Squeeze Through The Gate

It is the next to last week of school at the college. I have to grade 2 sets of papers yet, and am only half way through the current set. I am seeing many things I'd like to change the next time I teach this course, though I'm not going to be doing this particular syllabus again for a while, or perhaps at all.
The definition essay has been a very difficult thing for all three of my sections. A number of students have not written it at all, which really cut severely into their grades. It felt to me as though I was trying very hard to explain the paper in the clearest way possible, and a number of students did seem to get it. They got very high grades on their papers, much higher than their past papers. The others either did not do the paper at all, or did very poorly, much more so than previous papers.
I need to find another way to explain that paper, or change the way I teach it altogether, clearly.

Sunday, May 1, 2011

The Cat Catches Up On the Action

One nice result of having big windows in this house is that the cats are much more aware of what is going on outside, and since we are right across from the pool and live in a complex where almost everyone but us has dogs, the cats have lots to look at all the time. This has had positive effects on their behavior and physical condition. Whistler is still obsessed with food, still insists on eating in the middle of the night, but he has lost a lot of weight between having the goings-on outside to think of and the stairs to run up. He also has a favorite spot: the washing machine. He especially likes to sit on the dryer when it is running.

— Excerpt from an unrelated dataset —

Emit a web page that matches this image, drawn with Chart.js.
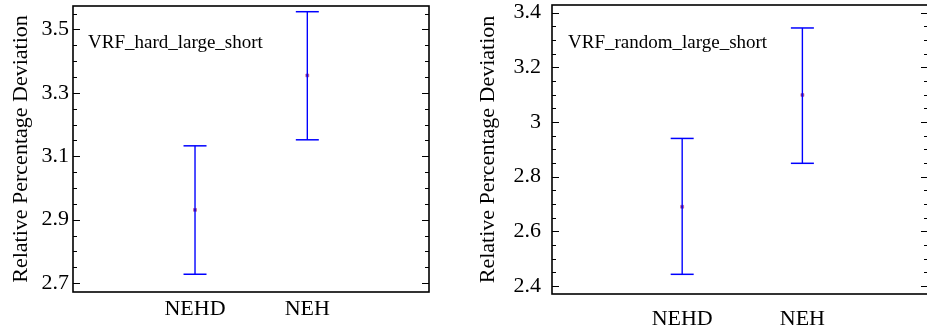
<!DOCTYPE html>
<html lang="en">

<head>
    <meta charset="UTF-8">
    <title>Relative Percentage Deviation</title>
    <script src="https://cdn.jsdelivr.net/npm/chart.js/dist/chart.umd.min.js"></script>
    <style>
        html, body { margin: 0; padding: 0; background: #fff; overflow: hidden; }
        .panel { position: absolute; top: 0; height: 328px; }
        #left { left: 0; width: 470px; }
        #right { left: 470px; width: 462px; }
    </style>
</head>

<body>
    <div class="panel" id="left"><canvas id="leftChart"></canvas></div>
    <div class="panel" id="right"><canvas id="rightChart"></canvas></div>
    <script>
        // data
        const categories = ["NEHD", "NEH"];
        const catPos = [1, 2];

        const hardMeans = [2.931, 3.355];
        const hardLows = [2.728, 3.152];
        const hardHighs = [3.133, 3.556];
        const hardTicks = [2.7, 2.9, 3.1, 3.3, 3.5];

        const randomMeans = [2.690, 3.099];
        const randomLows = [2.443, 2.849];
        const randomHighs = [2.940, 3.344];
        const randomTicks = [2.4, 2.6, 2.8, 3, 3.2, 3.4];

        const serif = "'Liberation Serif', 'Times New Roman', serif";

        // frame + inward ticks (major and minor) on both sides
        const framePlugin = {
            id: 'frame',
            afterDraw(chart, args, opts) {
                const ctx = chart.ctx;
                const a = chart.chartArea;
                const y = chart.scales.y;
                ctx.save();
                ctx.strokeStyle = '#000';
                ctx.lineWidth = 1;
                const step = opts.minor;
                for (let v = Math.ceil(y.min / step - 1e-6) * step; v <= y.max + 1e-9; v += step) {
                    const py = Math.round(y.getPixelForValue(v)) + 0.5;
                    const major = opts.major.some(t => Math.abs(t - v) < 1e-6);
                    const len = major ? 7 : 4;
                    ctx.beginPath();
                    ctx.moveTo(a.left, py); ctx.lineTo(a.left + len, py);
                    ctx.moveTo(a.right, py); ctx.lineTo(a.right - len, py);
                    ctx.stroke();
                }
                ctx.lineWidth = 1.6;
                ctx.strokeRect(a.left, a.top, a.right - a.left, a.bottom - a.top);
                // annotation
                ctx.fillStyle = '#000';
                ctx.font = "19px " + serif;
                ctx.textBaseline = 'middle';
                ctx.fillText(opts.label, a.left + opts.labelDx, a.top + opts.labelDy);
                ctx.restore();
            }
        };

        function buildDatasets(means, lows, highs) {
            const sets = [];
            categories.forEach((c, i) => {
                sets.push({
                    type: 'line',
                    data: [{ x: catPos[i], y: lows[i] }, { x: catPos[i], y: highs[i] }],
                    borderColor: '#0000ff',
                    borderWidth: 1.4,
                    pointStyle: 'line',
                    pointRadius: 11.5,
                    pointBorderColor: '#0000ff',
                    pointBorderWidth: 1.5,
                    pointHoverRadius: 11.5
                });
            });
            sets.push({
                type: 'scatter',
                data: categories.map((c, i) => ({ x: catPos[i], y: means[i] })),
                pointStyle: 'rect',
                pointRadius: 2,
                backgroundColor: '#7a1f5c',
                borderColor: '#c06090',
                borderWidth: 0.8
            });
            return sets;
        }

        function createChart(id, cfg) {
            const ctx = document.getElementById(id).getContext('2d');
            return new Chart(ctx, {
                type: 'scatter',
                data: { datasets: buildDatasets(cfg.means, cfg.lows, cfg.highs) },
                options: {
                    responsive: true,
                    maintainAspectRatio: false,
                    animation: false,
                    events: [],
                    layout: {
                        autoPadding: false,
                        padding: { top: cfg.top, right: cfg.right, left: cfg.left, bottom: 0 }
                    },
                    plugins: {
                        legend: { display: false },
                        tooltip: { enabled: false },
                        frame: { major: cfg.ticks, minor: 0.05, label: cfg.label, labelDx: cfg.labelDx, labelDy: cfg.labelDy }
                    },
                    scales: {
                        x: {
                            type: 'linear',
                            min: cfg.xMin,
                            max: cfg.xMax,
                            grid: { display: false, drawTicks: false },
                            border: { display: false },
                            afterBuildTicks: s => { s.ticks = catPos.map(v => ({ value: v })); },
                            afterFit: s => { s.height = cfg.xAxisHeight; s.paddingLeft = 0; s.paddingRight = 0; },
                            ticks: {
                                autoSkip: false,
                                maxRotation: 0,
                                padding: cfg.xPad,
                                color: '#000',
                                font: { family: serif, size: 22 },
                                callback: v => categories[catPos.indexOf(v)]
                            }
                        },
                        y: {
                            min: cfg.yMin,
                            max: cfg.yMax,
                            grid: { display: false, drawTicks: false },
                            border: { display: false },
                            afterBuildTicks: s => { s.ticks = cfg.ticks.map(v => ({ value: v })); },
                            afterFit: s => { s.width = cfg.yAxisWidth; s.paddingTop = 0; s.paddingBottom = 0; },
                            ticks: {
                                padding: cfg.yPad,
                                color: '#000',
                                font: { family: serif, size: 22 },
                                callback: v => String(v)
                            },
                            title: {
                                display: true,
                                text: 'Relative Percentage Deviation',
                                color: '#000',
                                font: { family: serif, size: 22 },
                                padding: 0
                            }
                        }
                    }
                },
                plugins: [framePlugin]
            });
        }

        createChart('leftChart', {
            means: hardMeans, lows: hardLows, highs: hardHighs, ticks: hardTicks,
            yMin: 2.672, yMax: 3.574, xMin: -0.0865, xMax: 3.0835,
            top: 6, right: 41, left: 8, xAxisHeight: 36, yAxisWidth: 65, xPad: 4, yPad: 4,
            label: 'VRF_hard_large_short', labelDx: 15, labelDy: 37
        });

        createChart('rightChart', {
            means: randomMeans, lows: randomLows, highs: randomHighs, ticks: randomTicks,
            yMin: 2.371, yMax: 3.428, xMin: -0.083, xMax: 3.045,
            top: 5, right: 4, left: 5, xAxisHeight: 34, yAxisWidth: 77, xPad: 12, yPad: 11,
            label: 'VRF_random_large_short', labelDx: 16, labelDy: 38
        });
    </script>
</body>

</html>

I guess it's cozy.
Shadow has been much better about going in her box, except for a couple of obvious accidents, where she didn't quite make it to the box. The tile and laminate floors have made a huge difference, and they keep the house cool on hot days. Of course, in winter, the house seems colder because of them, but it isn't bad. The sun coming through the windows helps a lot. This place would be a natural for solar, but I am sure that even if we could afford it, the HOA wouldn't allow it.